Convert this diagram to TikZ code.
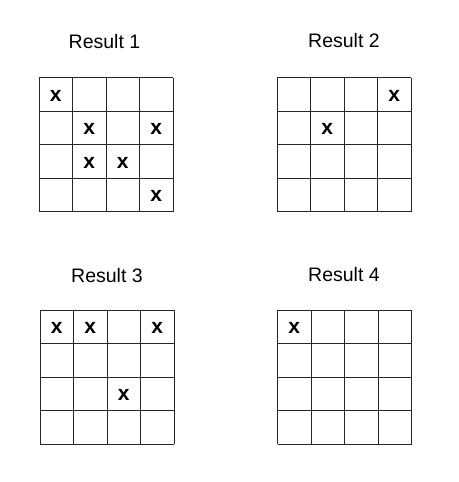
\documentclass[tikz,border=0pt]{standalone}
\usepackage{fontspec}
\setmainfont{Liberation Sans}
\begin{document}
\begin{tikzpicture}[x=1pt,y=-1pt,
  gridline/.style={draw=black!85,line width=0.9pt},
  title/.style={font=\fontsize{19.5}{22}\selectfont,inner sep=0pt,anchor=base},
  xmark/.style={font=\fontsize{21}{23}\selectfont\bfseries,inner sep=0pt,anchor=base}]
\useasboundingbox (0,0) rectangle (458,482);
% titles
\node[title] (t1) at (104.5,48.5) {Result 1};
\node[title] (t2) at (344,47.5) {Result 2};
\node[title] (t3) at (107,282.5) {Result 3};
\node[title] (t4) at (344,281) {Result 4};
% grids: origin (left, top), cell size
\def\cs{33.5}
\foreach \ox/\oy in {39/77.5, 277/77.5, 40/310, 277.5/310}{
  \foreach \i in {0,...,4}{
    \draw[gridline] (\ox+\i*\cs,\oy) -- (\ox+\i*\cs,\oy+4*\cs);
    \draw[gridline] (\ox,\oy+\i*\cs) -- (\ox+4*\cs,\oy+\i*\cs);
  }
}
% marks: grid origin, column, row
\foreach \ox/\oy/\c/\r in {39/77.5/0/0, 39/77.5/1/1, 39/77.5/3/1, 39/77.5/1/2, 39/77.5/2/2, 39/77.5/3/3,
  277/77.5/3/0, 277/77.5/1/1,
  40/310/0/0, 40/310/1/0, 40/310/3/0, 40/310/2/2,
  277.5/310/0/0}{
  \node[xmark] at (\ox+\c*\cs+0.5*\cs,\oy+\r*\cs+0.5*\cs+7) {x};
}
\end{tikzpicture}
\end{document}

+++

INSTRUCTION:
Repeat the data above exactly, but not the pictures.

RESULT OF THIS EXERCISE:
Convert this diagram to TikZ code.
\documentclass[tikz,border=0pt]{standalone}
\usepackage{fontspec}
\setmainfont{Liberation Sans}
\begin{document}
\begin{tikzpicture}[x=1pt,y=-1pt,
  gridline/.style={draw=black!85,line width=0.9pt},
  title/.style={font=\fontsize{19.5}{22}\selectfont,inner sep=0pt,anchor=base},
  xmark/.style={font=\fontsize{21}{23}\selectfont\bfseries,inner sep=0pt,anchor=base}]
\useasboundingbox (0,0) rectangle (458,482);
% titles
\node[title] (t1) at (104.5,48.5) {Result 1};
\node[title] (t2) at (344,47.5) {Result 2};
\node[title] (t3) at (107,282.5) {Result 3};
\node[title] (t4) at (344,281) {Result 4};
% grids: origin (left, top), cell size
\def\cs{33.5}
\foreach \ox/\oy in {39/77.5, 277/77.5, 40/310, 277.5/310}{
  \foreach \i in {0,...,4}{
    \draw[gridline] (\ox+\i*\cs,\oy) -- (\ox+\i*\cs,\oy+4*\cs);
    \draw[gridline] (\ox,\oy+\i*\cs) -- (\ox+4*\cs,\oy+\i*\cs);
  }
}
% marks: grid origin, column, row
\foreach \ox/\oy/\c/\r in {39/77.5/0/0, 39/77.5/1/1, 39/77.5/3/1, 39/77.5/1/2, 39/77.5/2/2, 39/77.5/3/3,
  277/77.5/3/0, 277/77.5/1/1,
  40/310/0/0, 40/310/1/0, 40/310/3/0, 40/310/2/2,
  277.5/310/0/0}{
  \node[xmark] at (\ox+\c*\cs+0.5*\cs,\oy+\r*\cs+0.5*\cs+7) {x};
}
\end{tikzpicture}
\end{document}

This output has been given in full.